Mindaugas Kvietkauskas (Vilnius University)

Bio

Prof. Dr. Mindaugas Kvietkauskas is a literary scholar and translator, Dean of the Faculty of Philology at Vilnius University. In 2019–2020, Kvietkauskas served as Lithuania’s Minister of Culture. Before becoming a minister, Kvietkauskas worked at the Institute of Lithuanian Literature and Folklore in Vilnius and managed this institution in 2008-2018. Kvietkauskas acquired his Ph.D. at the Department of Lithuanian Literature, Vilnius University, and studied Yiddish Language and Literature at the Oxford University‘s Centre for Hebrew and Jewish Studies. His main areas of research are multinational literary modernism and urban culture in Lithuania and East-Central Europe. He is the author of a monograph on multilingual literary modernism in Vilnius (2007, Polish translation 2013); co-author of a study on the Lithuanian contexts of Czeslaw Milosz (2011, Polish translation 2014), and the editor of a collection of research articles Transitions of Lithuanian Postmodernism. Lithuanian Literature in the Post-Soviet Period (Amsterdam, New York, 2011). Kvietkauskas has published a collection of literary essays The Port Fugue (2017) and translated several books from the Yiddish and Polish languages, including works by famous poets Czeslaw Milosz, Abraham Sutzkever, and Moyshe Kulbak. He has researched and translated Holocaust diaries written by Lithuanian Jewish children – „Vilnius Ghetto Diary“ by Yitskhok Rudashevski and „Unlocked Diary“ by Matilda Olkin. He has also researched the work of the Jewish avant-garde photographer Moyshe Vorobeichic-Moï Ver and collaborated on the preparation of his retrospective exhibition and  catalogue at the Centre Pompidou, Paris (2023).
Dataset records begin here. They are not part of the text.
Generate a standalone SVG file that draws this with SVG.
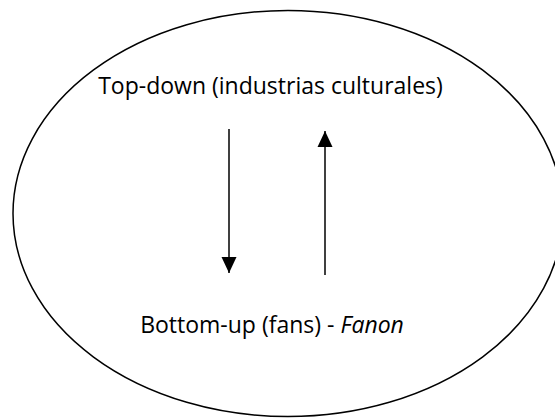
<svg xmlns="http://www.w3.org/2000/svg" width="555" height="418" viewBox="0 0 555 418">
<style>
  .lbl { font-family: "Open Sans", "Liberation Sans", sans-serif; font-size: 23px; fill: #000; }
  .conn { stroke: #000; stroke-width: 1.5; fill: none; }
</style>
<defs>
  <marker id="ahb" viewBox="0 0 16 16" refX="16" refY="8" markerWidth="16" markerHeight="16" markerUnits="userSpaceOnUse" orient="auto">
    <path d="M0,0.5 L16,8 L0,15.5 Z" fill="#000"/>
  </marker>
</defs>
<rect width="555" height="418" fill="#fff"/>
<g id="ellipse">
  <ellipse cx="288" cy="213.5" rx="275" ry="203" fill="none" stroke="#000" stroke-width="1.5"/>
</g>
<g id="top">
  <text class="lbl" x="270.5" y="93.5" text-anchor="middle">Top-down (industrias culturales)</text>
</g>
<g id="bottom">
  <text class="lbl" x="272" y="333" text-anchor="middle">Bottom-up (fans) - <tspan font-style="italic">Fanon</tspan></text>
</g>
<g id="connectors">
  <line class="conn" x1="229" y1="129" x2="229" y2="273" marker-end="url(#ahb)"/>
  <line class="conn" x1="325" y1="275" x2="325" y2="131" marker-end="url(#ahb)"/>
</g>
</svg>
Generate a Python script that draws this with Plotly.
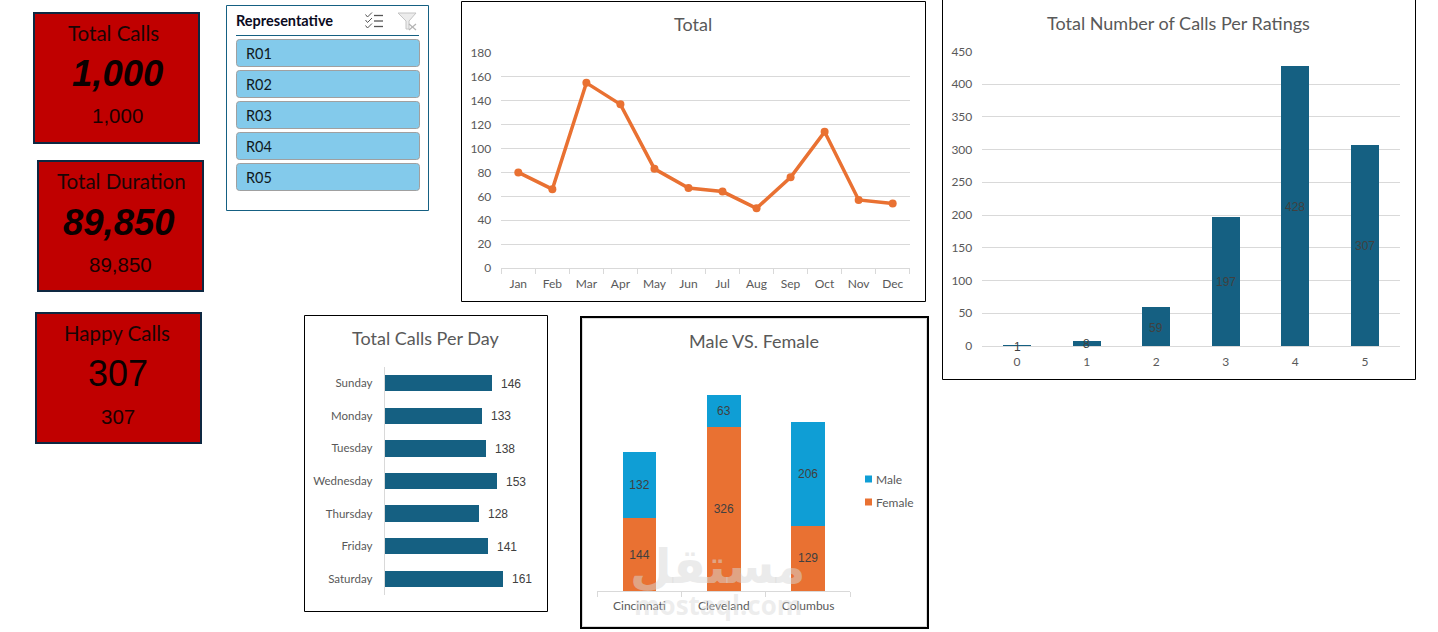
import plotly.graph_objects as go

W, H = 1438, 632

# Monthly call totals
months = ["Jan", "Feb", "Mar", "Apr", "May", "Jun", "Jul", "Aug", "Sep", "Oct", "Nov", "Dec"]
monthly_calls = [80, 66, 155, 137, 83, 67, 64, 50, 76, 114, 57, 54]

# Calls per rating
ratings = ["0", "1", "2", "3", "4", "5"]
rating_calls = [1, 8, 59, 197, 428, 307]

# Calls per weekday
days = ["Sunday", "Monday", "Tuesday", "Wednesday", "Thursday", "Friday", "Saturday"]
day_calls = [146, 133, 138, 153, 128, 141, 161]

# Calls per city by gender
cities = ["Cincinnati", "Cleveland", "Columbus"]
female_calls = [144, 326, 129]
male_calls = [132, 63, 206]

# KPI cards and slicer entries
card_titles = ["Total Calls", "Total Duration", "Happy Calls"]
card_values = ["1,000", "89,850", "307"]
representatives = ["R01", "R02", "R03", "R04", "R05"]

BODY = "Lato"
ARIAL = "Liberation Sans"
GREY = "#595959"
LABEL = "#404040"
GRID = "#D9D9D9"
TEAL = "#156082"
ORANGE = "#E97132"
BLUE = "#0F9ED5"
RED = "#C00000"
NAVY = "#0E2841"


def px(x):
    return x / W


def py(y):
    return 1 - y / H


shapes = []
annotations = []


def box(x0, y0, x1, y1, fill="rgba(0,0,0,0)", line="#000000", width=1):
    shapes.append(dict(type="rect", xref="paper", yref="paper", x0=px(x0), x1=px(x1),
                       y0=py(y1), y1=py(y0), fillcolor=fill, layer="below",
                       line=dict(color=line, width=width)))


def rule(x0, y0, x1, y1, color, width=1):
    shapes.append(dict(type="line", xref="paper", yref="paper", x0=px(x0), x1=px(x1),
                       y0=py(y0), y1=py(y1), line=dict(color=color, width=width)))


def label(text, x, y, size, color=GREY, family=BODY, anchor="center", **kw):
    annotations.append(dict(text=text, xref="paper", yref="paper", x=px(x), y=py(y),
                            xanchor=anchor, yanchor="middle", showarrow=False,
                            font=dict(size=size, color=color, family=family), **kw))


def data_label(value, x, y, axis, anchor="center", xshift=0, yshift=0):
    # Value label tied to the axes of its panel
    annotations.append(dict(text=str(value), xref=f"x{axis}", yref=f"y{axis}", x=x, y=y,
                            xanchor=anchor, yanchor="middle", showarrow=False,
                            xshift=xshift, yshift=yshift,
                            font=dict(size=12, color=LABEL, family=ARIAL)))


def rounded(x0, y0, x1, y1, r, fill, line):
    path = (f"M{px(x0 + r)},{py(y0)} L{px(x1 - r)},{py(y0)} Q{px(x1)},{py(y0)} {px(x1)},{py(y0 + r)} "
            f"L{px(x1)},{py(y1 - r)} Q{px(x1)},{py(y1)} {px(x1 - r)},{py(y1)} "
            f"L{px(x0 + r)},{py(y1)} Q{px(x0)},{py(y1)} {px(x0)},{py(y1 - r)} "
            f"L{px(x0)},{py(y0 + r)} Q{px(x0)},{py(y0)} {px(x0 + r)},{py(y0)} Z")
    shapes.append(dict(type="path", xref="paper", yref="paper", path=path, fillcolor=fill,
                       layer="below", line=dict(color=line, width=1)))


def dom_x(x0, x1):
    return [px(x0), px(x1)]


def dom_y(y0, y1):
    return [py(y1), py(y0)]


fig = go.Figure()

# KPI cards
card_boxes = [(34, 13, 199, 143), (38, 161, 203, 291), (36, 313, 201, 443)]
card_centres = [(113.5, 33, 117, 74, 117, 116), (121, 181, 119, 222, 120, 264), (117, 333, 118, 373, 118, 416)]
for i, (b, c) in enumerate(zip(card_boxes, card_centres)):
    box(*b, fill=RED, line=NAVY, width=2)
    label(card_titles[i], c[0], c[1], 20.5, color="#1a0505")
    big = f"<b><i>{card_values[i]}</i></b>" if i < 2 else card_values[i]
    label(big, c[2], c[3], 36.5 if i < 2 else 36, color="#0a0000", family=ARIAL)
    label(card_values[i], c[4], c[5], 20.5, color="#1a0000", family=ARIAL)

# Representative slicer
box(226.5, 5.5, 428.5, 210.5, line=TEAL)
label("<b>Representative</b>", 234, 21, 14.5, color="#0a0a1e", anchor="left")
rule(236, 35.5, 419, 35.5, TEAL)
for i, rep in enumerate(representatives):
    top = 39.5 + 31 * i
    rounded(236.5, top, 419.5, top + 27, 3, "#83CAEB", "#A0A0A0")
    label(rep, 244, top + 14, 14.5, color="#101820", anchor="left")

# Multi-select icon: three ticks beside three bars
for y in (15.5, 21, 26.5):
    rule(374, y, 383, y, "#555555", 1.3)
    rule(365.5, y - 1, 367.5, y + 1.5, "#555555", 1)
    rule(367.5, y + 1.5, 372, y - 3, "#555555", 1)
# Clear-filter icon: funnel with a small cross
funnel = (f"M{px(398)},{py(13)} L{px(416)},{py(13)} L{px(409)},{py(21)} L{px(409)},{py(29)} "
          f"L{px(406)},{py(29)} L{px(406)},{py(21)} Z")
shapes.append(dict(type="path", xref="paper", yref="paper", path=funnel,
                   fillcolor="#ECECEC", line=dict(color="#C4C4C4", width=1)))
rule(409, 24, 416, 30, "#B4B4B4", 1.2)
rule(416, 24, 409, 30, "#B4B4B4", 1.2)

# Panel frames and titles
box(461.5, 1.5, 925.5, 301.5)
box(942.5, -3, 1415.5, 379.5)
box(304.5, 315.5, 547.5, 611.5)
box(581, 317, 928, 628, line="#000000", width=2)
box(582.5, 318.5, 926.5, 626.5, line="#D9D9D9", width=1)
label("Total", 693, 24, 18)
label("Total Number of Calls Per Ratings", 1178.5, 23, 18)
label("Total Calls Per Day", 426, 338, 18)
label("Male VS. Female", 754, 341, 18)

tick_font = dict(family=BODY, size=12, color=GREY)
day_font = dict(family=BODY, size=11.5, color=GREY)
label_font = dict(family=ARIAL, size=12, color=LABEL)

# Monthly line chart
fig.add_trace(go.Scatter(x=months, y=monthly_calls, mode="lines+markers", xaxis="x", yaxis="y",
                         line=dict(color=ORANGE, width=3.5), marker=dict(color=ORANGE, size=8),
                         showlegend=False))

# Ratings columns with centred value labels
fig.add_trace(go.Bar(x=ratings, y=rating_calls, xaxis="x2", yaxis="y2", marker_color=TEAL,
                     marker_line_width=0, showlegend=False))
for rating, calls in zip(ratings, rating_calls):
    data_label(calls, rating, calls / 2, 2, yshift=-1)

# Weekday bars with values past the bar ends
fig.add_trace(go.Bar(y=days, x=day_calls, orientation="h", width=0.5, xaxis="x3", yaxis="y3",
                     marker_color=TEAL, marker_line_width=0, showlegend=False))
for day, calls in zip(days, day_calls):
    data_label(calls, calls, day, 3, anchor="left", xshift=7, yshift=-0.5)

# Stacked city columns
fig.add_trace(go.Bar(x=cities, y=female_calls, name="Female", xaxis="x4", yaxis="y4", marker_color=ORANGE,
                     marker_line_width=0, showlegend=False, text=female_calls, textposition="inside",
                     insidetextanchor="middle", textangle=0, textfont=label_font))
fig.add_trace(go.Bar(x=cities, y=male_calls, name="Male", xaxis="x4", yaxis="y4", marker_color=BLUE,
                     marker_line_width=0, showlegend=False, text=male_calls, textposition="inside",
                     insidetextanchor="middle", textangle=0, textfont=label_font))

# Key for the stacked columns
for name, colour, y in (("Male", BLUE, 479), ("Female", ORANGE, 502)):
    box(865, y - 3.5, 872, y + 3.5, fill=colour, line=colour, width=0)
    label(name, 874, y, 12, anchor="left")

# Site stamp across the lower part of the stacked chart
label("<b>\u0645\u0633\u062a\u0642\u0644</b>", 718, 566, 48, color="rgba(215,215,215,0.5)", family="DejaVu Sans")
label("<b>mostaql.com</b>", 718, 605, 26, color="rgba(215,215,215,0.45)", family="Open Sans")

fig.update_layout(
    width=W, height=H, margin=dict(l=0, r=0, t=0, b=0), autosize=False,
    paper_bgcolor="white", plot_bgcolor="rgba(0,0,0,0)", showlegend=False,
    shapes=shapes, annotations=annotations, barmode="stack", bargap=0.6,
    xaxis=dict(domain=dom_x(501.3, 909.7), anchor="y", type="category", tickson="boundaries",
               ticks="outside", ticklen=5, tickcolor=GRID, showgrid=False, showline=True,
               linecolor=GRID, tickfont=tick_font, range=[-0.5, 11.5], automargin=False,
               ticklabelstandoff=5),
    yaxis=dict(domain=dom_y(53, 268), anchor="x", range=[0, 180], dtick=20, gridcolor=GRID,
               zeroline=False, tickfont=tick_font, ticks="", ticklabelstandoff=9, automargin=False),
    xaxis2=dict(domain=dom_x(982.3, 1399.7), anchor="y2", type="category", ticks="", showgrid=False,
                showline=True, linecolor=GRID, tickfont=tick_font, range=[-0.5, 5.5], automargin=False,
                ticklabelstandoff=5),
    yaxis2=dict(domain=dom_y(51.3, 346), anchor="x2", range=[0, 450], dtick=50, gridcolor=GRID,
                zeroline=False, tickfont=tick_font, ticks="", ticklabelstandoff=9, automargin=False),
    xaxis3=dict(domain=dom_x(384.7, 530), anchor="y3", range=[0, 197.7], visible=False, automargin=False),
    yaxis3=dict(domain=dom_y(367, 595), anchor="x3", type="category", autorange="reversed",
                categoryorder="array", categoryarray=days, showgrid=False, showline=True,
                linecolor=GRID, ticks="", tickfont=day_font, ticklabelstandoff=9, automargin=False),
    xaxis4=dict(domain=dom_x(597.3, 850.3), anchor="y4", type="category", tickson="boundaries",
                ticks="outside", ticklen=5, tickcolor=GRID, showgrid=False, showline=True,
                linecolor=GRID, tickfont=tick_font, range=[-0.5, 2.5], automargin=False,
                ticklabelstandoff=4),
    yaxis4=dict(domain=dom_y(375, 591), anchor="x4", range=[0, 428.6], visible=False, automargin=False),
)
fig.write_html("out.html", config=dict(displayModeBar=False))
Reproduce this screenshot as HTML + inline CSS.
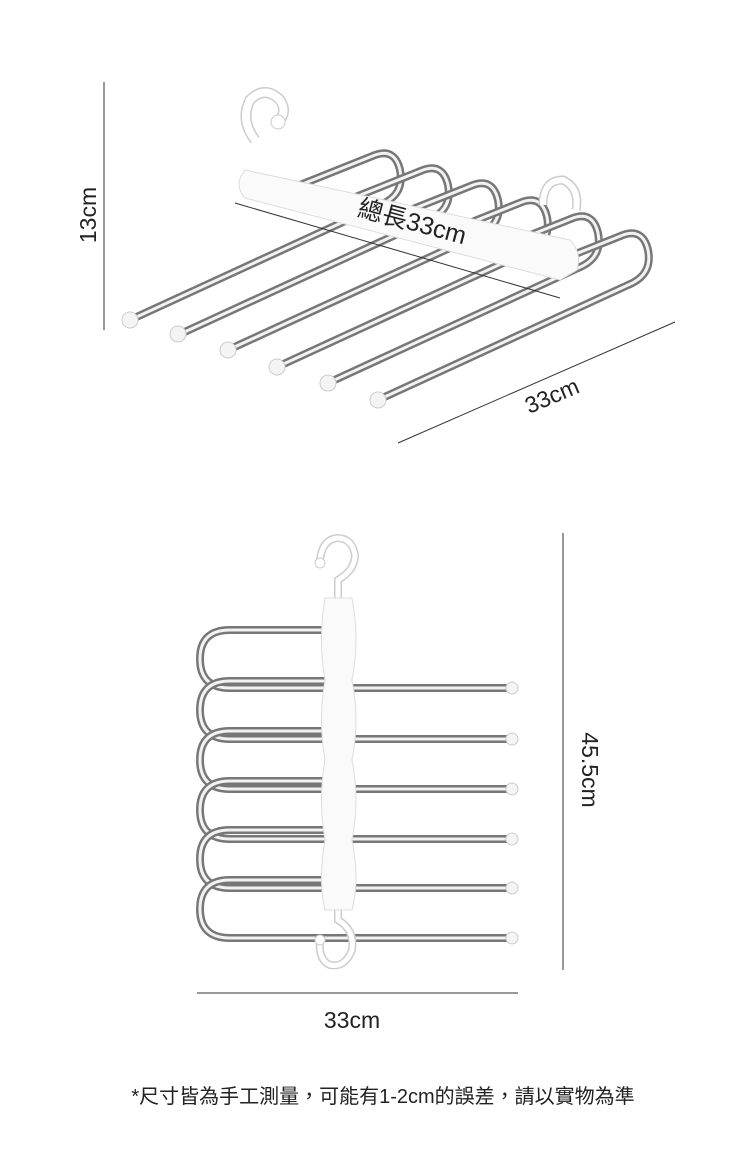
<!DOCTYPE html>
<html><head><meta charset="utf-8"><style>
body{margin:0;background:#fff;width:750px;height:1167px;overflow:hidden}
svg{display:block}
text{font-family:"Liberation Sans","Noto Sans CJK TC",sans-serif;fill:#222}
</style></head><body>
<svg width="750" height="1167" viewBox="0 0 750 1167">
<!-- top dimensions -->
<line x1="104" y1="82" x2="104" y2="330" stroke="#333" stroke-width="1"/>
<text transform="translate(96,215) rotate(-90)" font-size="23" text-anchor="middle">13cm</text>
<line x1="398" y1="443" x2="675" y2="322" stroke="#333" stroke-width="1"/>
<text transform="translate(555,403) rotate(-23)" font-size="23" text-anchor="middle">33cm</text>

<!-- top hanger rods -->
<g fill="none" stroke-linecap="round">
<g id="r">
<path d="M130,320 L380,205 Q405,195 400,170 Q395,148 375,155 L300,185" stroke="#777" stroke-width="8"/>
<path d="M130,320 L380,205 Q405,195 400,170 Q395,148 375,155 L300,185" stroke="#f2f2f2" stroke-width="3"/>
</g>
<use href="#r" transform="translate(48,15)"/>
<use href="#r" transform="translate(98,30)"/>
<use href="#r" transform="translate(147,47)"/>
<use href="#r" transform="translate(198,63)"/>
<use href="#r" transform="translate(248,80)"/>
</g>
<g fill="#f4f4f4" stroke="#ccc">
<circle cx="130" cy="320" r="8"/><circle cx="178" cy="334" r="8"/><circle cx="228" cy="350" r="8"/>
<circle cx="277" cy="367" r="8"/><circle cx="328" cy="383" r="8"/><circle cx="378" cy="400" r="8"/>
</g>
<!-- top bar -->
<path d="M255,140 Q240,120 250,100 Q265,85 280,100 Q288,112 278,122" fill="none" stroke="#ccc" stroke-width="11"/>
<path d="M255,140 Q240,120 250,100 Q265,85 280,100 Q288,112 278,122" fill="none" stroke="#fff" stroke-width="8"/>
<circle cx="278" cy="122" r="7" fill="#fff" stroke="#ccc"/>
<path d="M543,205 Q543,180 563,180 Q580,188 576,210" fill="none" stroke="#ccc" stroke-width="9"/>
<path d="M543,205 Q543,180 563,180 Q580,188 576,210" fill="none" stroke="#fff" stroke-width="6"/>
<path d="M245,170 L570,240 Q582,252 577,270 L560,280 L245,198 Q233,185 245,170Z" fill="#fafafa" stroke="#ddd"/>
<line x1="235" y1="203" x2="560" y2="298" stroke="#333" stroke-width="1"/>
<text transform="translate(410,230) rotate(15)" font-size="25" text-anchor="middle">總長33cm</text>

<!-- bottom dimensions -->
<line x1="563" y1="533" x2="563" y2="970" stroke="#333" stroke-width="1"/>
<text transform="translate(582,770) rotate(90)" font-size="23" text-anchor="middle">45.5cm</text>
<line x1="197" y1="993" x2="518" y2="993" stroke="#333" stroke-width="1"/>
<text x="352" y="1028" font-size="23" text-anchor="middle">33cm</text>

<!-- bottom hanger rods -->
<g fill="none">
<g id="u">
<path d="M330,630 L230,630 Q200,630 200,659 Q200,688 230,688 L508,688" stroke="#777" stroke-width="8"/>
<path d="M330,630 L230,630 Q200,630 200,659 Q200,688 230,688 L508,688" stroke="#f2f2f2" stroke-width="3"/>
</g>
<use href="#u" transform="translate(0,51)"/>
<use href="#u" transform="translate(0,101)"/>
<use href="#u" transform="translate(0,151)"/>
<use href="#u" transform="translate(0,200)"/>
<use href="#u" transform="translate(0,250)"/>
</g>
<g fill="#f4f4f4" stroke="#ccc">
<circle cx="512" cy="688" r="6"/><circle cx="512" cy="739" r="6"/><circle cx="512" cy="789" r="6"/>
<circle cx="512" cy="839" r="6"/><circle cx="512" cy="888" r="6"/><circle cx="512" cy="938" r="6"/>
</g>
<!-- bottom bar and hooks -->
<path d="M338,598 L338,580 Q355,570 355,555 Q352,538 337,538 Q322,540 320,560" fill="none" stroke="#ccc" stroke-width="8"/>
<path d="M338,598 L338,580 Q355,570 355,555 Q352,538 337,538 Q322,540 320,560" fill="none" stroke="#fff" stroke-width="5"/>
<circle cx="320" cy="563" r="5" fill="#fff" stroke="#ccc"/>
<path d="M338,905 L338,920 Q355,930 352,950 Q345,968 330,965 Q318,960 320,940" fill="none" stroke="#ccc" stroke-width="8"/>
<path d="M338,905 L338,920 Q355,930 352,950 Q345,968 330,965 Q318,960 320,940" fill="none" stroke="#fff" stroke-width="5"/>
<circle cx="320" cy="940" r="5" fill="#fff" stroke="#ccc"/>
<path d="M325,598 L352,598 Q360,640 352,680 Q360,720 352,760 Q360,800 352,840 Q360,880 352,910 L325,910 Q318,880 325,840 Q318,800 325,760 Q318,720 325,680 Q318,640 325,598Z" fill="#fafafa" stroke="#ddd"/>

<text x="383" y="1103" font-size="20" text-anchor="middle">*尺寸皆為手工測量，可能有1-2cm的誤差，請以實物為準</text>
</svg>
</body></html>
mindaugas.kvietkauskas@flf.vu.lt

Hybrid Diaspora: Lithuanian, Polish and Eastern European Jewish Modernist and Avant-Garde Milieu in Paris in the Late 1920s

The last three decades of research on East Central European Modernism and the Avant-garde have led to the reconstruction of their regional networks, as well as their links to Western metropolises. The relationship between the Western “centres” and the Eastern “peripheries” is perceived as polymorphous, including adaptation, transformation, competition; domination, resistance, dialogue; negotiation and mobility between the local and the cosmopolitan spheres (Benson, Forgács, eds., 2002; Kornhauser, 2014; Bru, 2018). My presentation focuses on the question of how the network of artistic and literary diasporas of East Central Europe functioned in the Western metropolises of the 1920s and 1930s – in particular, Paris. Traditional literary histories tend to emphasise the two-way relationship between the ‘centres of Western modernism’ and ‘national modernisms’. From this perspective, it is not possible to identify the specificity of transnational artistic milieus in the Western metropolises and their significance for the cultural circulation. The phenomena of intercultural collaboration or competition, negotiation of identities and stylistic hybridity that emerged in these milieus can upset the conventional narrative schemes of literary history. My presentation will focus on the forms of collaboration in the milieu of Lithuanian, Polish, Jewish and other diaspora writers, artists and publishers in Paris of the late 1920s. This network formed the basis for the publication of the international Constructivist magazine MUBA, edited by the Lithuanian poet Juozas Tysliava and the Belgian poet Paul Dermée, published in Paris in 1928; it was followed by the magazine L’Art Contemporain, edited by the Polish poet Jan Brzękowski and the Polish-Belarusian artist Wanda Chodasiewicz-Grabowska (Nadia Léger). Both publications testify to the crisis of previous Avant-garde strategies and the turn towards a more synthetic Modernist expression. The personal connections, publishing activities, mutual translations, exchange of ideas, and artistic communication in this milieu reveal an example of an atypical network that transcends the conventional boundaries of centre and periphery, national and cosmopolitan, canonical and non-canonical.